A very common use case is to display and/or set measurement values (e.g. voltage, current, power, temperature,...) These have a specific way of displaying. I'm thinking of the following properties:

• support for adding Units (V/A/W/....)
• scaling with SI scaling, usually in steps of 1000 (G/M/k/m/u) or not.
• scaling binary (^2) instead of 10. Either with ki or k prefixes.
• a specific number of digits (including trailing zero's) either in total or behind the decimal point.
• a specific resolution (digits below the resolution threshold are never shown)
• set the timeout to wait before changing to a smaller prefix (e.g. from mili to micro). This makes a display more relaxed to view.
• for input/editting:
  • input of a float, int, maybe even a string?
  • specify valid range: min, max, stepsize(?)
  • hooks for keyboard and encoder editing in place

Nice to have: support styles for the different parts of the widget (digits before decimal point, digits behind decimal point, scale part of unit, unit, cursor)

[fietser28]

I currently have the code below. It implements bullets 1,2 (it always shows prefix now) ,3 (excl. trailing zero's) and 4. It depends on sprintf and math functions like log10, pow, min, max.

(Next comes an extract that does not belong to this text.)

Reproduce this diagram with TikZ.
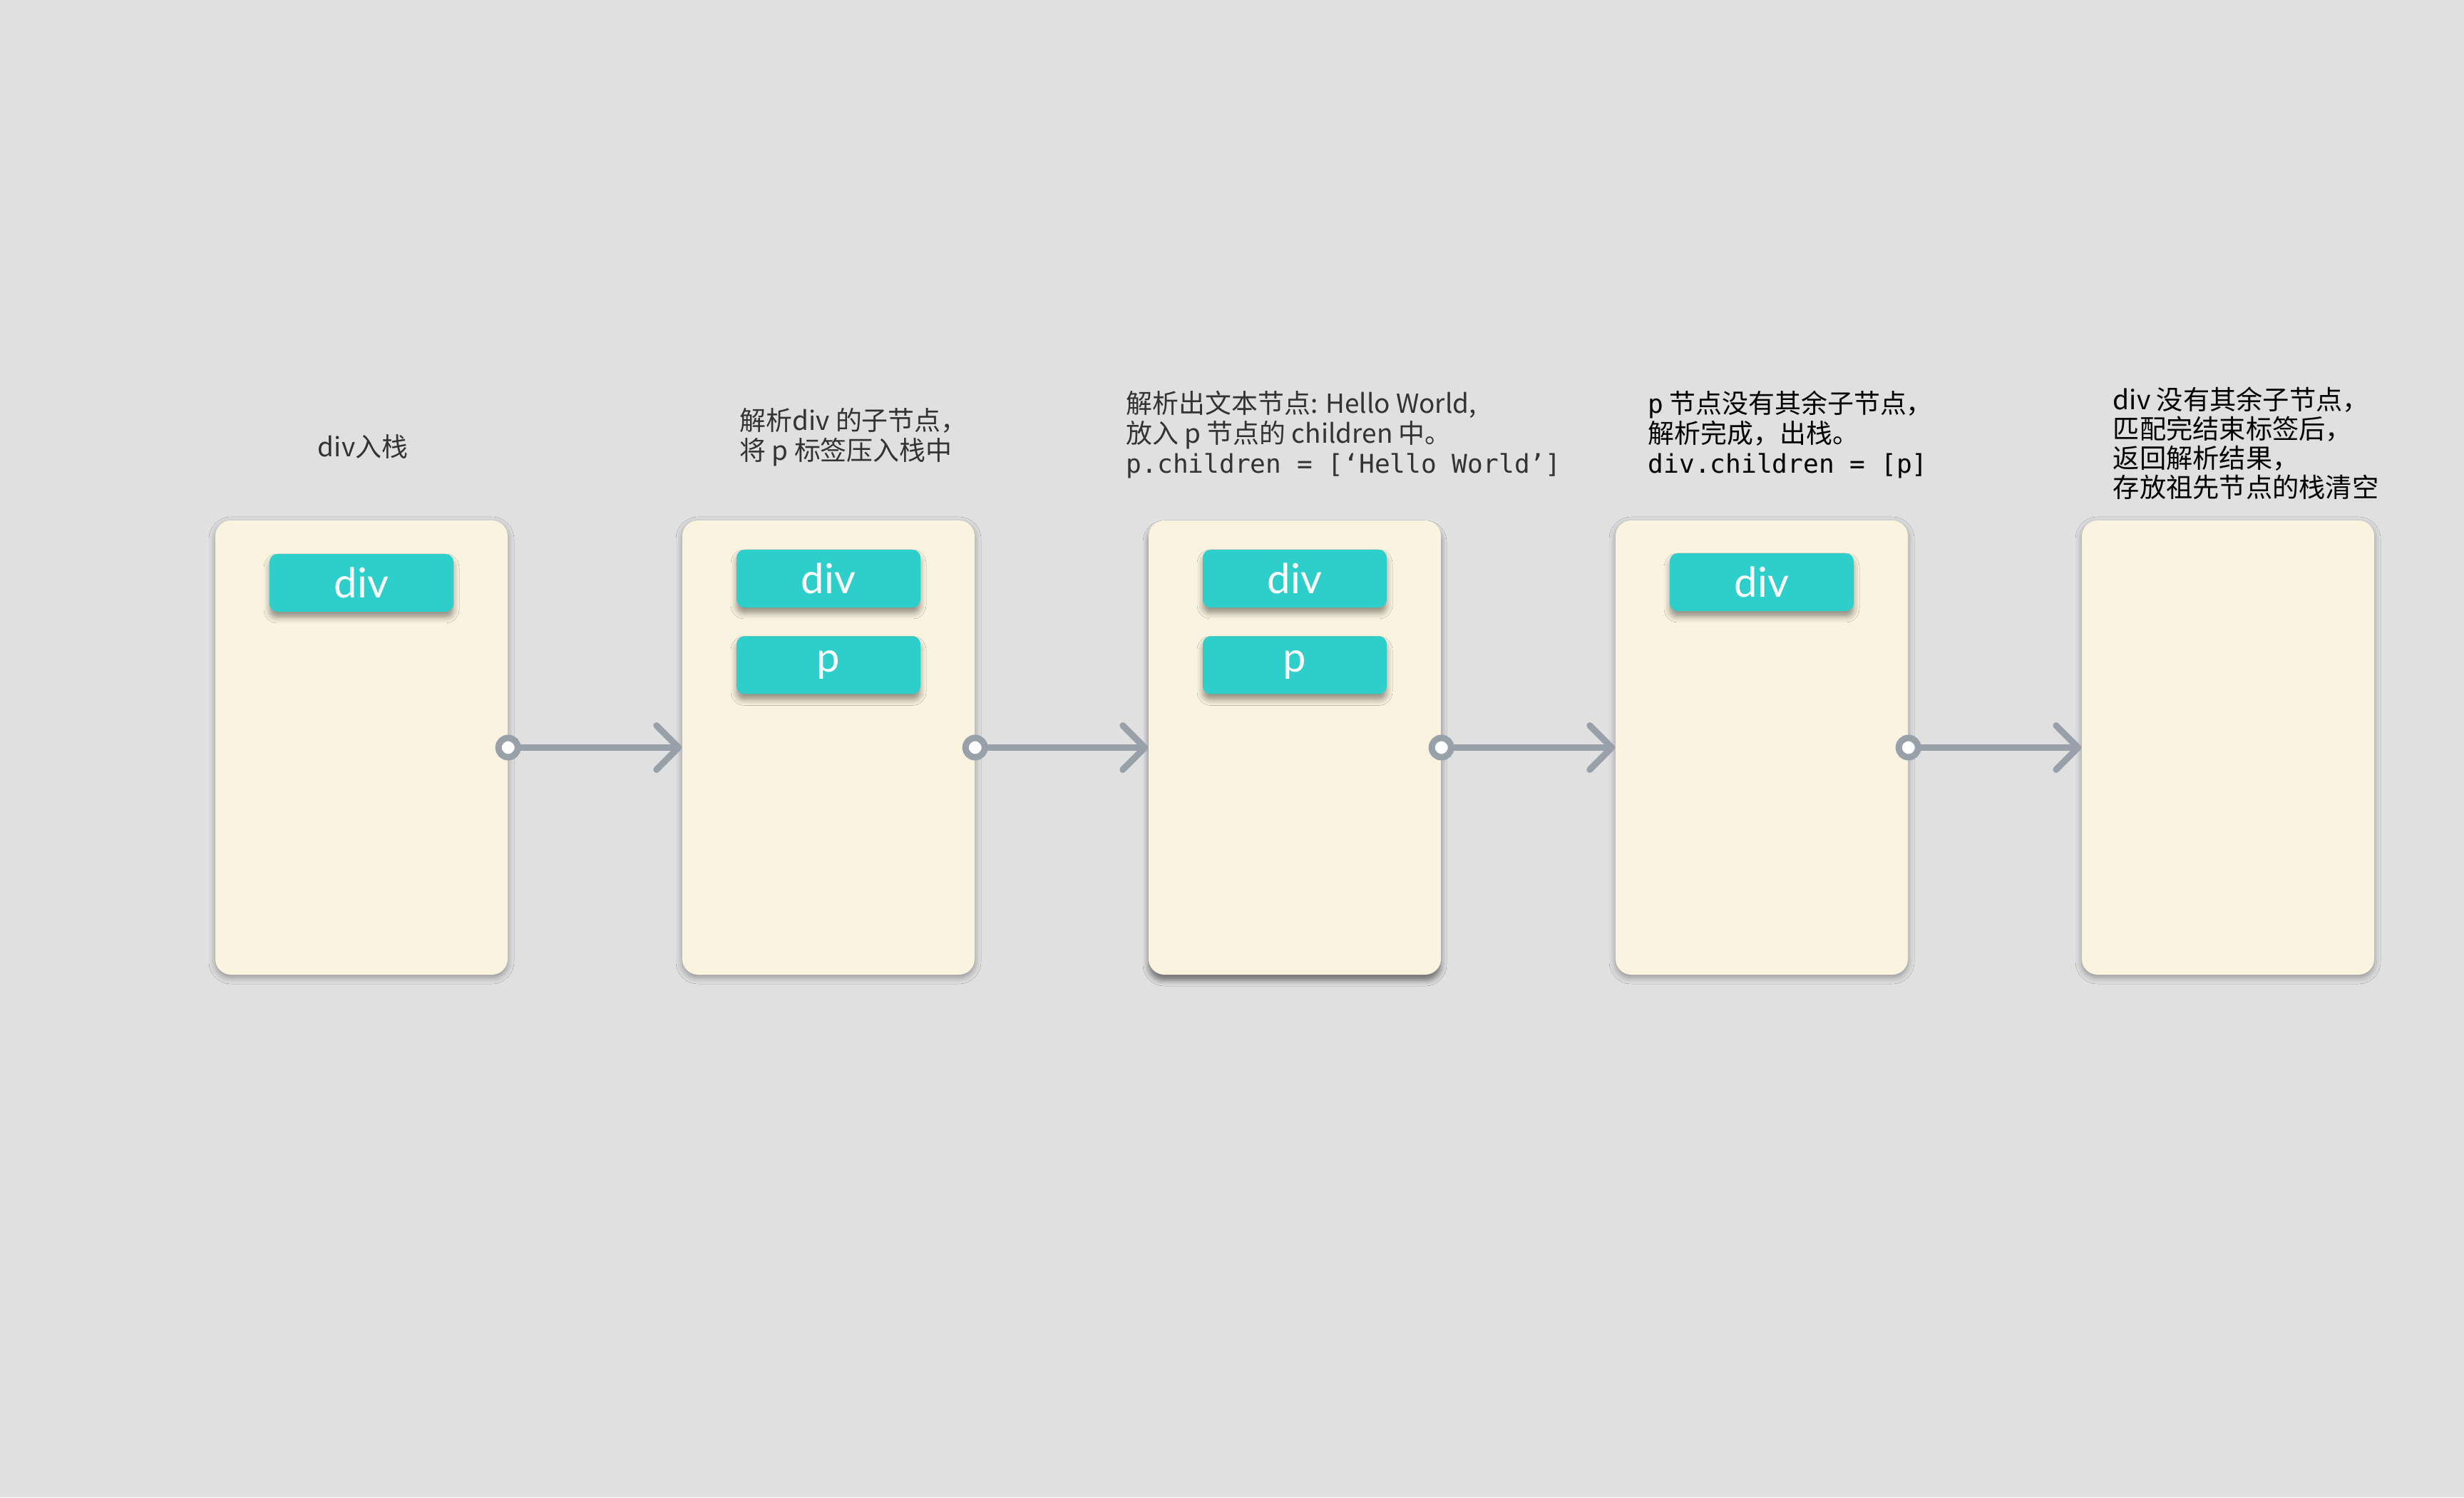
\documentclass[tikz,border=0pt]{standalone}
\usepackage{fontspec}
\setmainfont{Noto Sans CJK SC}
\newfontfamily\codefont[Scale=0.98]{DejaVu Sans Mono}
\newfontfamily\tagfont{Lato}
\usepackage{tikz}
\usetikzlibrary{positioning,arrows.meta,shadows.blur}

\definecolor{bg}{HTML}{E0E0E0}
\definecolor{cardbg}{HTML}{F9F3DF}
\definecolor{teal}{HTML}{2ECFCA}
\definecolor{wire}{HTML}{98A0AA}
\definecolor{ink}{HTML}{333333}

\begin{document}
\begin{tikzpicture}
		[
			card/.style={rectangle, rounded corners=0.22cm, fill=cardbg, minimum width=4.1cm, minimum height=6.37cm, inner sep=0pt},
			plain/.style={card, blur shadow={shadow xshift=0cm, shadow yshift=-0.04cm, shadow blur radius=0.09cm, shadow opacity=35}},
			picked/.style={card, blur shadow={shadow xshift=0cm, shadow yshift=-0.08cm, shadow blur radius=0.08cm, shadow opacity=50}},
			tag/.style={rectangle, rounded corners=0.11cm, fill=teal, minimum width=2.58cm, minimum height=0.81cm, inner sep=0pt, text=white, font=\tagfont\fontsize{16.5pt}{18pt}\selectfont, blur shadow={shadow xshift=0cm, shadow yshift=-0.08cm, shadow blur radius=0.08cm, shadow opacity=40}},
			note/.style={inner sep=0pt, align=left, anchor=west, text=ink, font=\fontsize{10.5pt}{11.95pt}\selectfont},
			arrow/.style={wire, line width=0.09cm, {Circle[length=0.36cm, width=0.36cm, fill=white]}-{Straight Barb[length=0.31cm, width=0.62cm, round]}, shorten <=-0.18cm}
		]

		% background
		\fill[bg] (0,0) rectangle (34.56,21.00);
		\useasboundingbox (0,0) rectangle (34.56,21.00);

		% cards
		\node[plain]	(c1) at (  5.07, 10.515 ) {};
		\node[plain]	(c2) at ( 11.62, 10.515 ) {};
		\node[picked]	(c3) at ( 18.16, 10.515 ) {};
		\node[plain]	(c4) at ( 24.71, 10.515 ) {};
		\node[plain]	(c5) at ( 31.25, 10.515 ) {};

		% stack items
		\node[tag, below=0.47 of c1.north] (d1) {div};
		\node[tag, below=0.41 of c2.north] (d2) {div};
		\node[tag, below=0.39 of d2] (p2) {p};
		\node[tag, below=0.41 of c3.north] (d3) {div};
		\node[tag, below=0.39 of d3] (p3) {p};
		\node[tag, below=0.46 of c4.north] (d4) {div};

		% step notes
		\node[note, anchor=center] (n1) at (  5.09, 14.74 ) {div入栈};
		\node[note] (n2) at ( 10.37, 14.865 ) {解析div 的子节点，\\将 p 标签压入栈中};
		\node[note] (n3) at ( 15.79, 14.90 ) {解析出文本节点: Hello World,\\放入 p 节点的 children 中。\\{\codefont p.children = [‘Hello World’]}};
		\node[note, text=black] (n4) at ( 23.11, 14.90 ) {{\codefont p} 节点没有其余子节点，\\解析完成，出栈。\\{\codefont div.children = [p]}};
		\node[note, text=black, font=\fontsize{10.6pt}{11.7pt}\selectfont] (n5) at ( 29.63, 14.785 ) {div 没有其余子节点，\\匹配完结束标签后，\\返回解析结果，\\存放祖先节点的栈清空};

		% transition paths
		\foreach \from/\to in {c1/c2,c2/c3,c3/c4,c4/c5}
		\draw[arrow] (\from.east) -- (\to.west);

	\end{tikzpicture}
\end{document}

static const char* SIScalePrefixes[] =        { "p", "n","\u03bc", "m", " ", "k", "M", "G", "T" };  
static const int   SIScalePrefixExponents[] = {-12,  -9,    -6,    -3,   0,   3 ,  6,   9,  12  };
static const int   SIScalePrefixExponentsBase = 4; // Index of 0 exponent
static const int   SIScaleprefixExpLast = sizeof(SIScalePrefixExponents)/sizeof(SIScalePrefixExponents[0]) - 1;

void value2str(char* str, float value, int accuracy_exp, int total_digits, int after_point, 
                bool show_prefix, const char* unit) 
    {
    // 0 is special case
    if (value == 0.0f)
    {
        sprintf(str, " 0  %s", unit);
        return;
    }

    // Determine sign
    char sign = value < 0.0f ? '-' : ' ';
  
    // Find exponent
    int exponentRaw = floor(log10(abs(value)));
    int exponent = std::max(exponentRaw, SIScalePrefixExponents[0]); // Lower limit of exponent
    exponent = std::min(exponent, SIScalePrefixExponents[SIScaleprefixExpLast]); // Upper limit of exponent
    exponent = std::max(exponent, accuracy_exp); // Don't go below accuracy

    // Find prefix, exponent and mantissa to nearest enginering scale.
    int exponentIndex = floor((float)exponent * 3.0f)/9 + SIScalePrefixExponentsBase;
    exponentIndex = std::max(exponentIndex, (int)ceil(accuracy_exp / 3) + SIScalePrefixExponentsBase);
    const char* prefix = SIScalePrefixes[exponentIndex];

    float mantissa = abs(value) / pow(10, SIScalePrefixExponents[exponentIndex]);                                 // raw mantissa

    // Determine the number of digits after .
    int fraction_digits = std::min(after_point, total_digits - (exponentRaw - exponent +1 ));
    fraction_digits = std::min(fraction_digits, SIScalePrefixExponents[exponentIndex] - accuracy_exp);
    
    // Format the string.
    sprintf(str, "%c%.*f%s%s", sign, fraction_digits, mantissa, SIScalePrefixes[exponentIndex], unit);
    
    } // value2str